◆ STATED PROBLEM
Begin with the first line and repeat exactly through the line containing "0.996, 0.999, 1.0];"; leave every image out.
--*--
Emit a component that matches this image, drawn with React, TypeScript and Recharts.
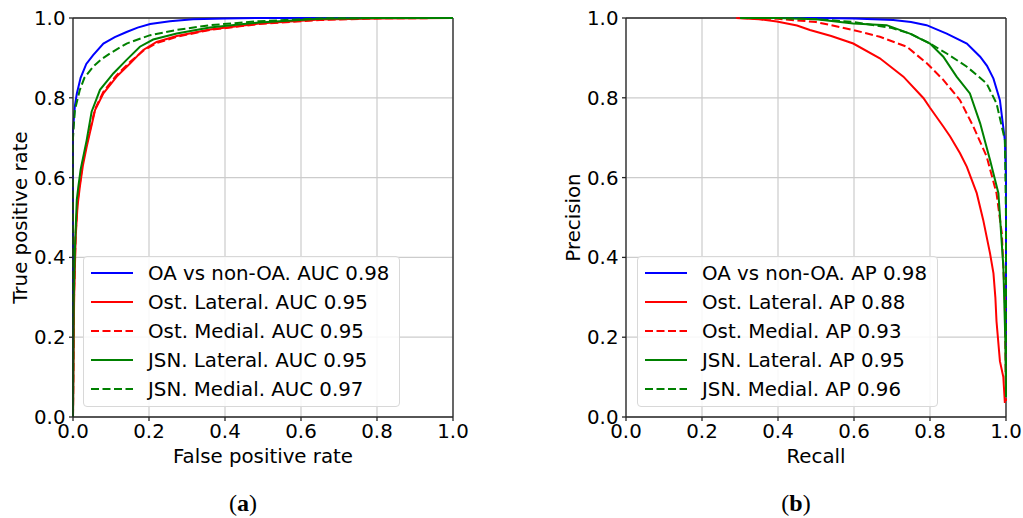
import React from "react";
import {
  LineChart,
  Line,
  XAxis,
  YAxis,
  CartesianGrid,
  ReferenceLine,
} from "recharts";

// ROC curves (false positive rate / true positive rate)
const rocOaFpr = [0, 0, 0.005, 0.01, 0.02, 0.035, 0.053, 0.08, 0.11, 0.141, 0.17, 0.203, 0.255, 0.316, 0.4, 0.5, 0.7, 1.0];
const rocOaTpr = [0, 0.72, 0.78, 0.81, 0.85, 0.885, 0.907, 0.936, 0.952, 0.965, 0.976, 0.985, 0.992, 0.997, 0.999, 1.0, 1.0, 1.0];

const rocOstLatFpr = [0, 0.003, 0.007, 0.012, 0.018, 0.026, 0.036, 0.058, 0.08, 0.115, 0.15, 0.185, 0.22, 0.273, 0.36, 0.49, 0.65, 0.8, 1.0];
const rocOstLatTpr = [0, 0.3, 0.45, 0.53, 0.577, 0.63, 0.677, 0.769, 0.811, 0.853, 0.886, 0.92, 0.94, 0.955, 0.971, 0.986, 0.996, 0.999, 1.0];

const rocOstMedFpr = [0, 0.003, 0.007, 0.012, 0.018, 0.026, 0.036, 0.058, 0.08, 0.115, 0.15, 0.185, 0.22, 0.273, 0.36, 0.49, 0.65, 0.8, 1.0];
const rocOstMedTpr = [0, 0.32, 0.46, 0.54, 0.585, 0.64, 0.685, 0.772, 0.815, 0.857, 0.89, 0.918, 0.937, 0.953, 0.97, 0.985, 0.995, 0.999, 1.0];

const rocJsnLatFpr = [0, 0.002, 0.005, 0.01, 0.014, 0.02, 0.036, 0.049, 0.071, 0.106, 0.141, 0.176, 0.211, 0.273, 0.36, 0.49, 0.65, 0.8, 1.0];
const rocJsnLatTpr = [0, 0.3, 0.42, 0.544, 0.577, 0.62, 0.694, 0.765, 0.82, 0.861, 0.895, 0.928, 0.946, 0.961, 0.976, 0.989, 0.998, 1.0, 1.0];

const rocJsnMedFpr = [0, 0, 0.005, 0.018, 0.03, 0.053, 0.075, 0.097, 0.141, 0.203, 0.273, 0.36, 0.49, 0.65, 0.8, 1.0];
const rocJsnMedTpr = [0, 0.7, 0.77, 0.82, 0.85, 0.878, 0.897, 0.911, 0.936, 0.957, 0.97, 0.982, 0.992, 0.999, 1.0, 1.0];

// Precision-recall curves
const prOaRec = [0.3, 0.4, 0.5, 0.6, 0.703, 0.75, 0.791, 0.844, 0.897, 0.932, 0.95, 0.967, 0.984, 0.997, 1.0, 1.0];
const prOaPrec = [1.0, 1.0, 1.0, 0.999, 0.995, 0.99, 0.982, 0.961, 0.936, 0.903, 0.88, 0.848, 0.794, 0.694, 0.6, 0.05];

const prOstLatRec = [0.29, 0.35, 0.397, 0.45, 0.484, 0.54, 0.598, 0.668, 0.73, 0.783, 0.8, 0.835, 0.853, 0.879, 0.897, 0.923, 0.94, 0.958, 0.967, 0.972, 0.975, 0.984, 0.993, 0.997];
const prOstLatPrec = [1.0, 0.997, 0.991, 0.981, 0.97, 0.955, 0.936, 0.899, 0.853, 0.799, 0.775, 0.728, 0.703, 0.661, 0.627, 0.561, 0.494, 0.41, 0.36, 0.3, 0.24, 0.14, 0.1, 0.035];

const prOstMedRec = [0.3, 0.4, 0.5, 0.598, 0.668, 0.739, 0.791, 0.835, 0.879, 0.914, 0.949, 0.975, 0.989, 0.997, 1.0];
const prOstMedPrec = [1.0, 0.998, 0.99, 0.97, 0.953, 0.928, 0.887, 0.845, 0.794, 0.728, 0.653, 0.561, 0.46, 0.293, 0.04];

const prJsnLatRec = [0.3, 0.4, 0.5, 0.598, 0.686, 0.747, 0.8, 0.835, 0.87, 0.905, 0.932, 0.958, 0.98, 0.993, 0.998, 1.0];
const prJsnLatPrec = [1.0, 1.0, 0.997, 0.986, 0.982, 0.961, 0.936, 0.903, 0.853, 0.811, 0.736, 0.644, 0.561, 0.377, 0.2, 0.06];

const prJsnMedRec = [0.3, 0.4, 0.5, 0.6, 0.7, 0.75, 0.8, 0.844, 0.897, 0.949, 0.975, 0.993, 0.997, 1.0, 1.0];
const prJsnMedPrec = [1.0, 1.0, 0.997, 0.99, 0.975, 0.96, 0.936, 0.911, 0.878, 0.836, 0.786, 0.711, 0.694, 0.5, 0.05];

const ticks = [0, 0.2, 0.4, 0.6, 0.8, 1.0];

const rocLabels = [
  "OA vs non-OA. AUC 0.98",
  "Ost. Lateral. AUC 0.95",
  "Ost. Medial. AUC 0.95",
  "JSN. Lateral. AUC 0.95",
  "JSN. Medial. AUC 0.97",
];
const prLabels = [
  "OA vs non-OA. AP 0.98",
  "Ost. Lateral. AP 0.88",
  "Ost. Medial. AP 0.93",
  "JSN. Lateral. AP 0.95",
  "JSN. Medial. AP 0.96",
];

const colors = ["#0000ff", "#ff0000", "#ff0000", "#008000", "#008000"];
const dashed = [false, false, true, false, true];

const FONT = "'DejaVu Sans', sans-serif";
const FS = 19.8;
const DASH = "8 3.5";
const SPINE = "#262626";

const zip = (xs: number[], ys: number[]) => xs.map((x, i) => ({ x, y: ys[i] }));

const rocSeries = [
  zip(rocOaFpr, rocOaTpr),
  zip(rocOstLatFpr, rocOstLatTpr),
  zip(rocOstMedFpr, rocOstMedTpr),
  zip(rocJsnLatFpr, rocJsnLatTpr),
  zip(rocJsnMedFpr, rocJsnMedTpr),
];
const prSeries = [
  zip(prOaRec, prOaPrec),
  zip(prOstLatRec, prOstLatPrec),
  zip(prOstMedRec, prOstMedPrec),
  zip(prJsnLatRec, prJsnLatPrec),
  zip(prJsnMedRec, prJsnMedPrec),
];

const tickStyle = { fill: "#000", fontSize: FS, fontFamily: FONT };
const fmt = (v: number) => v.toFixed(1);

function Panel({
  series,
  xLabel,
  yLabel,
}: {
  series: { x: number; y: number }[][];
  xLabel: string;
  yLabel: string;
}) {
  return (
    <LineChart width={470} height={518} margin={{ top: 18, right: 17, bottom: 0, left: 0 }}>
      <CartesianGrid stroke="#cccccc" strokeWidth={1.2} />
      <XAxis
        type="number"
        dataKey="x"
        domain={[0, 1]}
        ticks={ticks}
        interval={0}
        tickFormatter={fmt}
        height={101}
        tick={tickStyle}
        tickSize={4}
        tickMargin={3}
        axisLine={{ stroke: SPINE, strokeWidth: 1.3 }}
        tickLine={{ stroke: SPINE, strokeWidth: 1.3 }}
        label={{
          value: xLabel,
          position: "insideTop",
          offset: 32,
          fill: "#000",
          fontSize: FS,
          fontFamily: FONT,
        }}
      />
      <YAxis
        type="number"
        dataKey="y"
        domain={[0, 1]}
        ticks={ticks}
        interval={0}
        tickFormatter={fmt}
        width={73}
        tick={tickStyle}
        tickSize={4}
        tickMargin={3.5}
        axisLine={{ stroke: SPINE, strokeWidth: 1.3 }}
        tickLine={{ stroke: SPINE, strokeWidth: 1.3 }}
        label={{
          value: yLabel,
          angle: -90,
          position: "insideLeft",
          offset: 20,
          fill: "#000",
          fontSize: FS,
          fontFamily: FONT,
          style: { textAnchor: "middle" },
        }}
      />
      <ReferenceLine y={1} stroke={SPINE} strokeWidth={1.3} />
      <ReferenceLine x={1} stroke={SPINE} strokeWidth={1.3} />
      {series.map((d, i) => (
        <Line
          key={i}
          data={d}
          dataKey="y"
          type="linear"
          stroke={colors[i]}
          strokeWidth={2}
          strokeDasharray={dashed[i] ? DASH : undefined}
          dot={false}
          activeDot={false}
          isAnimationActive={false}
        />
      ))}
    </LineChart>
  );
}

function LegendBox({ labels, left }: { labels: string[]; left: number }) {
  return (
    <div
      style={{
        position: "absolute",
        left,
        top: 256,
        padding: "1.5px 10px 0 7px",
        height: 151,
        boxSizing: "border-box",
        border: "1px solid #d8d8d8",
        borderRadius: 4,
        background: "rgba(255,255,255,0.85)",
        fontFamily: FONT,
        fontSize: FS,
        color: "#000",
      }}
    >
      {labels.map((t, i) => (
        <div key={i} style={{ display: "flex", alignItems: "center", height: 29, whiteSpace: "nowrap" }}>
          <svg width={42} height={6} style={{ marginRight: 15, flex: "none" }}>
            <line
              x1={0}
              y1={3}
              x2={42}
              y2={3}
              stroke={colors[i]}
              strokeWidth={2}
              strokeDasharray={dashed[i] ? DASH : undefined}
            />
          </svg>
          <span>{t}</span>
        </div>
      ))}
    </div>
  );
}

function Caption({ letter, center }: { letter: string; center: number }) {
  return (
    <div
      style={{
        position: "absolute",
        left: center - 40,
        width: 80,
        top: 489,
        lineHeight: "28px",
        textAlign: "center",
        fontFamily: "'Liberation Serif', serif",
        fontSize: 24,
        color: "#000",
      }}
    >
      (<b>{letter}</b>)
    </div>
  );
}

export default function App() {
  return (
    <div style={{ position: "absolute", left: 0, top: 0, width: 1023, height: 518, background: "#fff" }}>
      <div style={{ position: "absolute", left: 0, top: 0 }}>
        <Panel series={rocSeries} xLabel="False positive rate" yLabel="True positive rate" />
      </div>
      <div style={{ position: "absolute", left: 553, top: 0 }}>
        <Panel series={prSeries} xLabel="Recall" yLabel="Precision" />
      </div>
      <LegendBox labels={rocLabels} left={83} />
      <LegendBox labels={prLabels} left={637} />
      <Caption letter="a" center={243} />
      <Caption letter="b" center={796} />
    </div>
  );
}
--*--
◆ FULL ANSWER
Emit a component that matches this image, drawn with React, TypeScript and Recharts.
import React from "react";
import {
  LineChart,
  Line,
  XAxis,
  YAxis,
  CartesianGrid,
  ReferenceLine,
} from "recharts";

// ROC curves (false positive rate / true positive rate)
const rocOaFpr = [0, 0, 0.005, 0.01, 0.02, 0.035, 0.053, 0.08, 0.11, 0.141, 0.17, 0.203, 0.255, 0.316, 0.4, 0.5, 0.7, 1.0];
const rocOaTpr = [0, 0.72, 0.78, 0.81, 0.85, 0.885, 0.907, 0.936, 0.952, 0.965, 0.976, 0.985, 0.992, 0.997, 0.999, 1.0, 1.0, 1.0];

const rocOstLatFpr = [0, 0.003, 0.007, 0.012, 0.018, 0.026, 0.036, 0.058, 0.08, 0.115, 0.15, 0.185, 0.22, 0.273, 0.36, 0.49, 0.65, 0.8, 1.0];
const rocOstLatTpr = [0, 0.3, 0.45, 0.53, 0.577, 0.63, 0.677, 0.769, 0.811, 0.853, 0.886, 0.92, 0.94, 0.955, 0.971, 0.986, 0.996, 0.999, 1.0];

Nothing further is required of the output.